__RAW DATA__
Begin

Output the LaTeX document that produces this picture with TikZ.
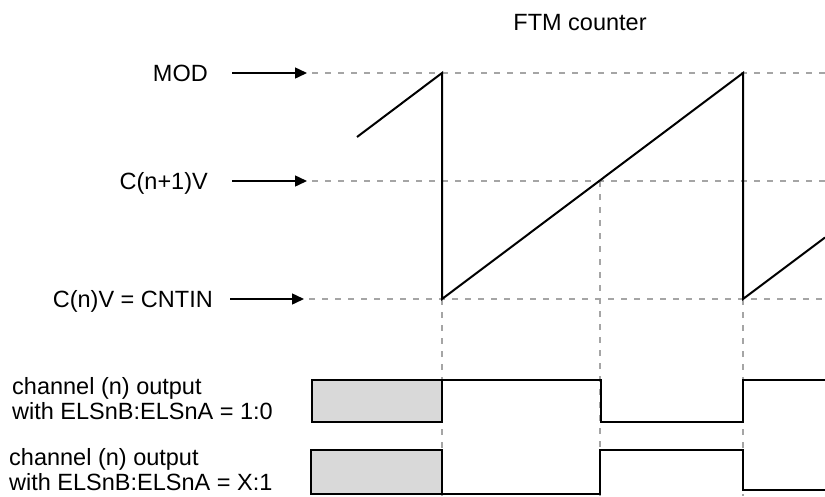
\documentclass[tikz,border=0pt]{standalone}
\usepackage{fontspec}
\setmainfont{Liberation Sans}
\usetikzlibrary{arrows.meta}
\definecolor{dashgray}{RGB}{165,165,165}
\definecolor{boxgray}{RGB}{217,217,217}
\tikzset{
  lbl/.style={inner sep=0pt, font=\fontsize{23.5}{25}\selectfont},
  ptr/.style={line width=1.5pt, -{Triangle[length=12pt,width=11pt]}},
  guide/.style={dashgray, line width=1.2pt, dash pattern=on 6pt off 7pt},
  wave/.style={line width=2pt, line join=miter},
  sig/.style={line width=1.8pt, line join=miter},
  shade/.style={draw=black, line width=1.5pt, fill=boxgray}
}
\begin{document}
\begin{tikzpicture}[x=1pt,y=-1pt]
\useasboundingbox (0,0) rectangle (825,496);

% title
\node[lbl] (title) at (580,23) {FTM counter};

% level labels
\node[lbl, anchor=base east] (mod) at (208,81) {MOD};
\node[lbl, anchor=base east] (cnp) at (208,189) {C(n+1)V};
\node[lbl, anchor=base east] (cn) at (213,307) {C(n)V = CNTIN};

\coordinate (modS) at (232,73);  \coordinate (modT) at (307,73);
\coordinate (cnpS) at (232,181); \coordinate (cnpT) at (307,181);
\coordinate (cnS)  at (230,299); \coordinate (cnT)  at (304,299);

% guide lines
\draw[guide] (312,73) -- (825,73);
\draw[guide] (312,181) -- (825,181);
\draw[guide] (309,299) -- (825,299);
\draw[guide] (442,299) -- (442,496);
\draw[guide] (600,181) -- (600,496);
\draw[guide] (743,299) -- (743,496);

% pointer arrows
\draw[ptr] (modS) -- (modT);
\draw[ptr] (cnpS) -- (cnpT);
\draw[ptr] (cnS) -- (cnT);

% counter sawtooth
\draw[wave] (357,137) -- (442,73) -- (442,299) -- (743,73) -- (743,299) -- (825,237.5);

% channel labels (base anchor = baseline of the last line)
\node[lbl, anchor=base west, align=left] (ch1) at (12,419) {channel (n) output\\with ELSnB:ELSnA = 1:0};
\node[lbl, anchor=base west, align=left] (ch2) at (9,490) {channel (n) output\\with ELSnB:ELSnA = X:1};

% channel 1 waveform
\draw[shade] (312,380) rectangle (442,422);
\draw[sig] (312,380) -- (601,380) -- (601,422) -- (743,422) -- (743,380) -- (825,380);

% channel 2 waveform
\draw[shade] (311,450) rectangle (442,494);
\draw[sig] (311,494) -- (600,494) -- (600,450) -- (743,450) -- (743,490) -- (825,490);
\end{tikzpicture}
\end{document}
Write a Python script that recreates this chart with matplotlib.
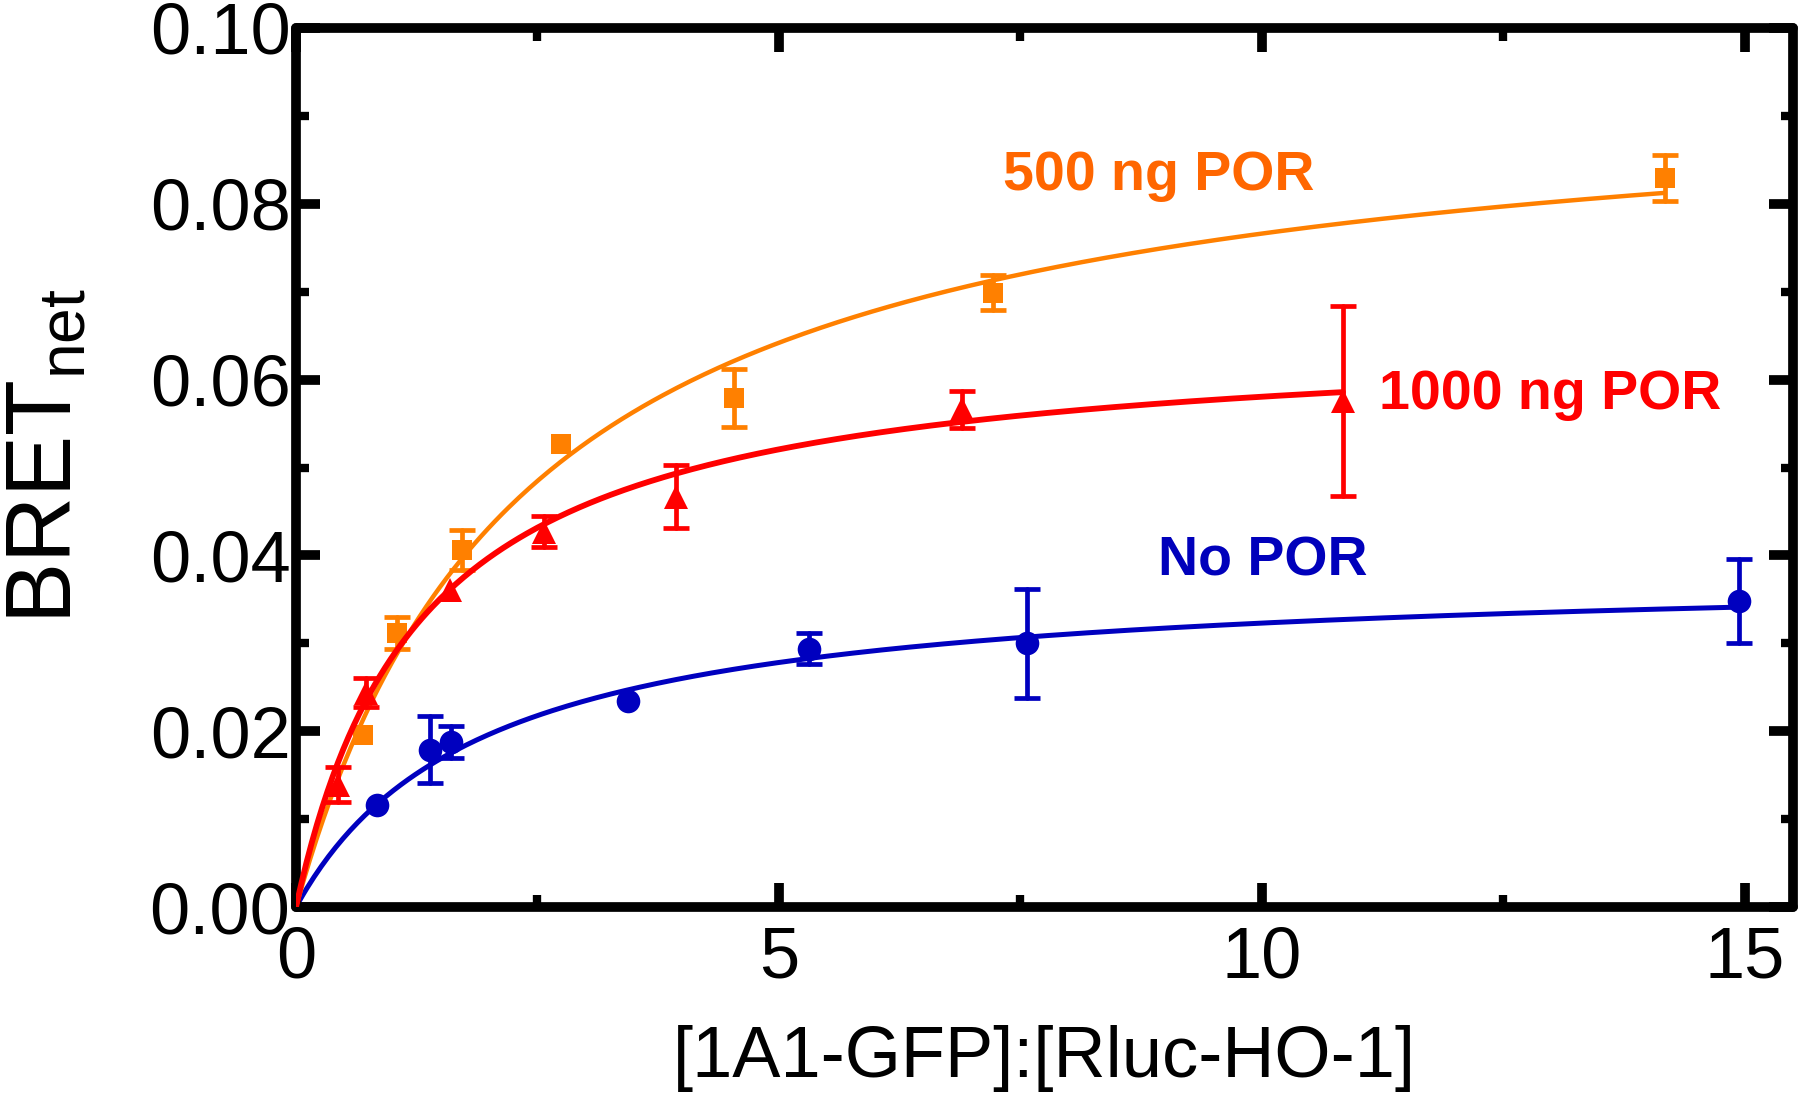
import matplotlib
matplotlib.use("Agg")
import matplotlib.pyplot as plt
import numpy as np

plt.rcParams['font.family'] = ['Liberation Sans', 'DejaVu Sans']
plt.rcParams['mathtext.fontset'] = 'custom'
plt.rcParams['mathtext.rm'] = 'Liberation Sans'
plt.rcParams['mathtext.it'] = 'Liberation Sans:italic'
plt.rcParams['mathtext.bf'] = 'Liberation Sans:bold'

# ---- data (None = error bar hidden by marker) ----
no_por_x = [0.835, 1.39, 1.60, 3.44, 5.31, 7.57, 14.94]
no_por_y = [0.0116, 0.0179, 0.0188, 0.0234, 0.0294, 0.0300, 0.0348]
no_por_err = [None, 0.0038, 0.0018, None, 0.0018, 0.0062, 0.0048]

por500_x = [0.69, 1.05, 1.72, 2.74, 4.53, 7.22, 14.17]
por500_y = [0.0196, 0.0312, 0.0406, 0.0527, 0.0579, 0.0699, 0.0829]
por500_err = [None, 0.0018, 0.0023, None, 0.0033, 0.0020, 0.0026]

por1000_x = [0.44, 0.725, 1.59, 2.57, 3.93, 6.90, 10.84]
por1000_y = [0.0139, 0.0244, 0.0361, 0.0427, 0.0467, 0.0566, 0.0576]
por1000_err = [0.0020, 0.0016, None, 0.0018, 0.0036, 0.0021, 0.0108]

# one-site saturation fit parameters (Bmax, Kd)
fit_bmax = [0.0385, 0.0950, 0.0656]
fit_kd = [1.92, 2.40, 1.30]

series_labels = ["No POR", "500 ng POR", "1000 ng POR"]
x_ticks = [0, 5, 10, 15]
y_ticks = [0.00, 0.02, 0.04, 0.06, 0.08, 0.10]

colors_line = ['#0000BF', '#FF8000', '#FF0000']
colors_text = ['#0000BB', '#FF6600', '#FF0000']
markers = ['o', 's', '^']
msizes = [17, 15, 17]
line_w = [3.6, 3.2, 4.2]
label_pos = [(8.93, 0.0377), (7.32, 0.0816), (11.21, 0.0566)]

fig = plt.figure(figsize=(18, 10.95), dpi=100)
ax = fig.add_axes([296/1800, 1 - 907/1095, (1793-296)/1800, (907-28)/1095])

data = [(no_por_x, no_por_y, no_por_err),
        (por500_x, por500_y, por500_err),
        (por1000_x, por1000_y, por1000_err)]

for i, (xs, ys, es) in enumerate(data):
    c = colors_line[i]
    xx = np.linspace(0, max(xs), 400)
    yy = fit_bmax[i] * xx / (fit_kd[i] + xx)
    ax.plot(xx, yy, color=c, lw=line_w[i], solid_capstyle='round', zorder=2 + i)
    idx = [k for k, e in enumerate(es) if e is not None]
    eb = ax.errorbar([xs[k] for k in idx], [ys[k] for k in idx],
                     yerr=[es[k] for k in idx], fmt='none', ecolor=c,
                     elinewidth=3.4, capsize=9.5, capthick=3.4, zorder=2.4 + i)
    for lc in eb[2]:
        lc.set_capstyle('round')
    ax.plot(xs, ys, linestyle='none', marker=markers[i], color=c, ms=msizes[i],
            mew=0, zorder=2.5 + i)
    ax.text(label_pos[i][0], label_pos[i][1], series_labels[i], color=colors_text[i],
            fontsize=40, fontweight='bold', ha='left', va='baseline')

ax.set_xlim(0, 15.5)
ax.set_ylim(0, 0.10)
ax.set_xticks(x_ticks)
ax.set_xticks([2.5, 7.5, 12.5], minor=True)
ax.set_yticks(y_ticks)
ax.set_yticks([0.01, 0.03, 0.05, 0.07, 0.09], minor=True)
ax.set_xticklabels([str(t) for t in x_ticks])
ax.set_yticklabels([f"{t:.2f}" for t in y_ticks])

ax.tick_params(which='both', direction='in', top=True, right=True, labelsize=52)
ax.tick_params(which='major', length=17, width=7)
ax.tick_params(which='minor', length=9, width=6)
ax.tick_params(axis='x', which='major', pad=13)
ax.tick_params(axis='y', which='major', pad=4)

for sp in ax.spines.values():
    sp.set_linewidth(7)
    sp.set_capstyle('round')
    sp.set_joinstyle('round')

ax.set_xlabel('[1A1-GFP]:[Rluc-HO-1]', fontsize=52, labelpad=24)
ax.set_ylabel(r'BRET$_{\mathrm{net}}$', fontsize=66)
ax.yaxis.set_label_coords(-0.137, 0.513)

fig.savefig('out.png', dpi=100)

End

__WRITTEN TASK__
Retype everything in the material word for word, minus pictures.

__SOLUTION FOR THIS TASK__
Output the LaTeX document that produces this picture with TikZ.
\documentclass[tikz,border=0pt]{standalone}
\usepackage{fontspec}
\setmainfont{Liberation Sans}
\usetikzlibrary{arrows.meta}
\definecolor{dashgray}{RGB}{165,165,165}
\definecolor{boxgray}{RGB}{217,217,217}
\tikzset{
  lbl/.style={inner sep=0pt, font=\fontsize{23.5}{25}\selectfont},
  ptr/.style={line width=1.5pt, -{Triangle[length=12pt,width=11pt]}},
  guide/.style={dashgray, line width=1.2pt, dash pattern=on 6pt off 7pt},
  wave/.style={line width=2pt, line join=miter},
  sig/.style={line width=1.8pt, line join=miter},
  shade/.style={draw=black, line width=1.5pt, fill=boxgray}
}
\begin{document}
\begin{tikzpicture}[x=1pt,y=-1pt]
\useasboundingbox (0,0) rectangle (825,496);

% title
\node[lbl] (title) at (580,23) {FTM counter};

% level labels
\node[lbl, anchor=base east] (mod) at (208,81) {MOD};
\node[lbl, anchor=base east] (cnp) at (208,189) {C(n+1)V};
\node[lbl, anchor=base east] (cn) at (213,307) {C(n)V = CNTIN};

\coordinate (modS) at (232,73);  \coordinate (modT) at (307,73);
\coordinate (cnpS) at (232,181); \coordinate (cnpT) at (307,181);
\coordinate (cnS)  at (230,299); \coordinate (cnT)  at (304,299);

% guide lines
\draw[guide] (312,73) -- (825,73);
\draw[guide] (312,181) -- (825,181);
\draw[guide] (309,299) -- (825,299);
\draw[guide] (442,299) -- (442,496);
\draw[guide] (600,181) -- (600,496);
\draw[guide] (743,299) -- (743,496);

% pointer arrows
\draw[ptr] (modS) -- (modT);
\draw[ptr] (cnpS) -- (cnpT);
\draw[ptr] (cnS) -- (cnT);

% counter sawtooth
\draw[wave] (357,137) -- (442,73) -- (442,299) -- (743,73) -- (743,299) -- (825,237.5);

% channel labels (base anchor = baseline of the last line)
\node[lbl, anchor=base west, align=left] (ch1) at (12,419) {channel (n) output\\with ELSnB:ELSnA = 1:0};
\node[lbl, anchor=base west, align=left] (ch2) at (9,490) {channel (n) output\\with ELSnB:ELSnA = X:1};

% channel 1 waveform
\draw[shade] (312,380) rectangle (442,422);
\draw[sig] (312,380) -- (601,380) -- (601,422) -- (743,422) -- (743,380) -- (825,380);

% channel 2 waveform
\draw[shade] (311,450) rectangle (442,494);
\draw[sig] (311,494) -- (600,494) -- (600,450) -- (743,450) -- (743,490) -- (825,490);
\end{tikzpicture}
\end{document}
Write a Python script that recreates this chart with matplotlib.
import matplotlib
matplotlib.use("Agg")
import matplotlib.pyplot as plt
import numpy as np

plt.rcParams['font.family'] = ['Liberation Sans', 'DejaVu Sans']
plt.rcParams['mathtext.fontset'] = 'custom'
plt.rcParams['mathtext.rm'] = 'Liberation Sans'
plt.rcParams['mathtext.it'] = 'Liberation Sans:italic'
plt.rcParams['mathtext.bf'] = 'Liberation Sans:bold'

# ---- data (None = error bar hidden by marker) ----
no_por_x = [0.835, 1.39, 1.60, 3.44, 5.31, 7.57, 14.94]
no_por_y = [0.0116, 0.0179, 0.0188, 0.0234, 0.0294, 0.0300, 0.0348]
no_por_err = [None, 0.0038, 0.0018, None, 0.0018, 0.0062, 0.0048]

por500_x = [0.69, 1.05, 1.72, 2.74, 4.53, 7.22, 14.17]
por500_y = [0.0196, 0.0312, 0.0406, 0.0527, 0.0579, 0.0699, 0.0829]
por500_err = [None, 0.0018, 0.0023, None, 0.0033, 0.0020, 0.0026]

por1000_x = [0.44, 0.725, 1.59, 2.57, 3.93, 6.90, 10.84]
por1000_y = [0.0139, 0.0244, 0.0361, 0.0427, 0.0467, 0.0566, 0.0576]
por1000_err = [0.0020, 0.0016, None, 0.0018, 0.0036, 0.0021, 0.0108]

# one-site saturation fit parameters (Bmax, Kd)
fit_bmax = [0.0385, 0.0950, 0.0656]
fit_kd = [1.92, 2.40, 1.30]

series_labels = ["No POR", "500 ng POR", "1000 ng POR"]
x_ticks = [0, 5, 10, 15]
y_ticks = [0.00, 0.02, 0.04, 0.06, 0.08, 0.10]

colors_line = ['#0000BF', '#FF8000', '#FF0000']
colors_text = ['#0000BB', '#FF6600', '#FF0000']
markers = ['o', 's', '^']
msizes = [17, 15, 17]
line_w = [3.6, 3.2, 4.2]
label_pos = [(8.93, 0.0377), (7.32, 0.0816), (11.21, 0.0566)]

fig = plt.figure(figsize=(18, 10.95), dpi=100)
ax = fig.add_axes([296/1800, 1 - 907/1095, (1793-296)/1800, (907-28)/1095])

data = [(no_por_x, no_por_y, no_por_err),
        (por500_x, por500_y, por500_err),
        (por1000_x, por1000_y, por1000_err)]

for i, (xs, ys, es) in enumerate(data):
    c = colors_line[i]
    xx = np.linspace(0, max(xs), 400)
    yy = fit_bmax[i] * xx / (fit_kd[i] + xx)
    ax.plot(xx, yy, color=c, lw=line_w[i], solid_capstyle='round', zorder=2 + i)
    idx = [k for k, e in enumerate(es) if e is not None]
    eb = ax.errorbar([xs[k] for k in idx], [ys[k] for k in idx],
                     yerr=[es[k] for k in idx], fmt='none', ecolor=c,
                     elinewidth=3.4, capsize=9.5, capthick=3.4, zorder=2.4 + i)
    for lc in eb[2]:
        lc.set_capstyle('round')
    ax.plot(xs, ys, linestyle='none', marker=markers[i], color=c, ms=msizes[i],
            mew=0, zorder=2.5 + i)
    ax.text(label_pos[i][0], label_pos[i][1], series_labels[i], color=colors_text[i],
            fontsize=40, fontweight='bold', ha='left', va='baseline')

ax.set_xlim(0, 15.5)
ax.set_ylim(0, 0.10)
ax.set_xticks(x_ticks)
ax.set_xticks([2.5, 7.5, 12.5], minor=True)
ax.set_yticks(y_ticks)
ax.set_yticks([0.01, 0.03, 0.05, 0.07, 0.09], minor=True)
ax.set_xticklabels([str(t) for t in x_ticks])
ax.set_yticklabels([f"{t:.2f}" for t in y_ticks])

ax.tick_params(which='both', direction='in', top=True, right=True, labelsize=52)
ax.tick_params(which='major', length=17, width=7)
ax.tick_params(which='minor', length=9, width=6)
ax.tick_params(axis='x', which='major', pad=13)
ax.tick_params(axis='y', which='major', pad=4)

for sp in ax.spines.values():
    sp.set_linewidth(7)
    sp.set_capstyle('round')
    sp.set_joinstyle('round')

ax.set_xlabel('[1A1-GFP]:[Rluc-HO-1]', fontsize=52, labelpad=24)
ax.set_ylabel(r'BRET$_{\mathrm{net}}$', fontsize=66)
ax.yaxis.set_label_coords(-0.137, 0.513)

fig.savefig('out.png', dpi=100)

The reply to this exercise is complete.